Settling into Gulf Harbour for the winter
20 May 2004 | Gulf Harbour, Whangaparoa, New Zealand

Hello everybody! We've reached our winter berth and are settling in for a few months. We will be staying in Gulf Harbour Marina about 40 miles north of Auckland, where Evans plans to do lots of boat work and Beth plans to do lots of writing.
New Zealand is the first place where we've encountered the mainstream of the offshore sailing fleet since leaving the Caribbean in 2000 - an estimated 650 foreign yachts cleared into New Zealand for the Southern summer just ending and 800 the year before. With the winter season approaching and cyclone season ending, all the cruisers here have been feverishly working to get their boats ready to head back to the tropics, and the exodus began in earnest this week when we finally got a stretch of settled southerly winds. We're the exception, hunkering down for a New Zealand winter instead of sailing north in search of warm weather and coral lagoons. By making landfall on the North Island from Tasmania, we were able to meet up with a number of good friends we last saw several years ago, either in Chile or in the Caribbean, before they left for the tropics. They've been sailing west; we've been sailing east - and here we meet.
New Zealand has also become the adopted country of a number of other yachting friends, and we were able to visit with some of them as we worked our way south toward Auckland. We met up with Diana Simon in Whangarei where she and Alvah have bought a cute cottage set in rolling hills within sight of the sea. Alvah wrote NORTH TO THE NIGHT about their experiences wintering over in the Arctic aboard their steel sloop, and we became friends when he and Diana were living in Maine. Alvah was delivering a boat from Australia when we were there, but we had a lovely evening with Diana and Halifax, their stately tortoiseshell cat who helped keep Alvah alive through that long, dark, cold winter. She has been enjoying a life of ease in her country retirement, though the white tips on her black ears - the result of frostbite - hint at her adventurous early days.
We also spent some time with Lin and Larry Pardey, well-known sailing icons who have been writing and cruising for almost four decades aboard engineless, wooden boats. We dropped in on Mickey Mouse Marine ("a division of 3M") as they call their small boatyard on Kawau Island about two hours north of Auckland. Kawau has no roads, only logging trails, and the houses are all accessed from the sea via water taxis or private motorboats. Lin and Larry have taken a derelict "batch" - the Kiwi term for a small cottage without electricity or running water - and when they weren't out cruising over the last few decades, turned it into a livable, open plan beach house with more improvements yet to come. Kawau's seventy or so permanent residents have watched their island become a Mecca for the high-flyers from Auckland, and in the summer the population swells to several thousand.
New Zealand has enjoyed a tremendous period of prosperity and growth since we were here last, driven in part by the booming world economy but mostly by the America's Cup and the advent of a world class film industry that has brought you "Lord of the Rings," "Whale Rider," and "The Last Samurai" among others. The population has grown from three million to four and become much more diverse in the last decade with immigrants from the South Pacific islands and Asian countries. Auckland has gone from a sleepy small town surrounded by apple orchards and sheep farms to a bustling small city surrounded by upscale suburbs.
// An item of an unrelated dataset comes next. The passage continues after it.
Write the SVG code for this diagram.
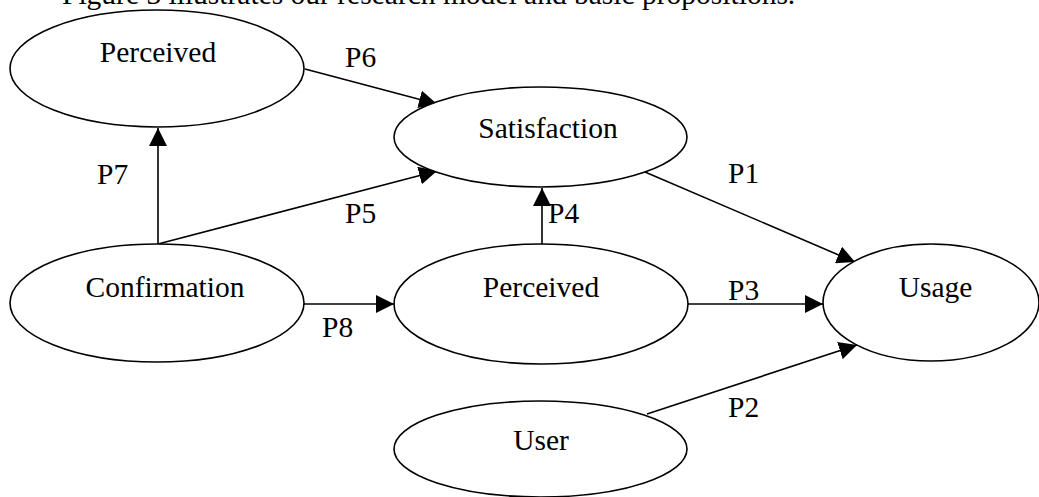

But perhaps the most striking change is in the way New Zealand treats its indigenous population. When we were here last, a huge gap existed between the white and Maori populations with respect to education, infant mortality, longevity, and just about every other measure of health or social welfare. Today, though, the Maori have become a political force to be reckoned with, proud of their culture and heritage and willing to fight for what they perceive to be their rights. The gap has closed on wages, mortality, and health statistics. There are a number of Maori MPs in the parliament, and they have enough clout to cast the deciding ballots in any confidence vote against the government. Such large changes could not come about without there being winners and losers, without some on each side wanting to go back to the past. But New Zealand seems on the road to achieving what Australia has not yet managed - what no other Western country has managed - they have begun to integrate their aboriginal population into the very fabric of the country's daily life and to raise them to the economic level of the white Europeans. The road may be long and bumpy, but they're fully embarked upon it. In light of all the mistakes in Iraq, we very much admire what they have managed to accomplish.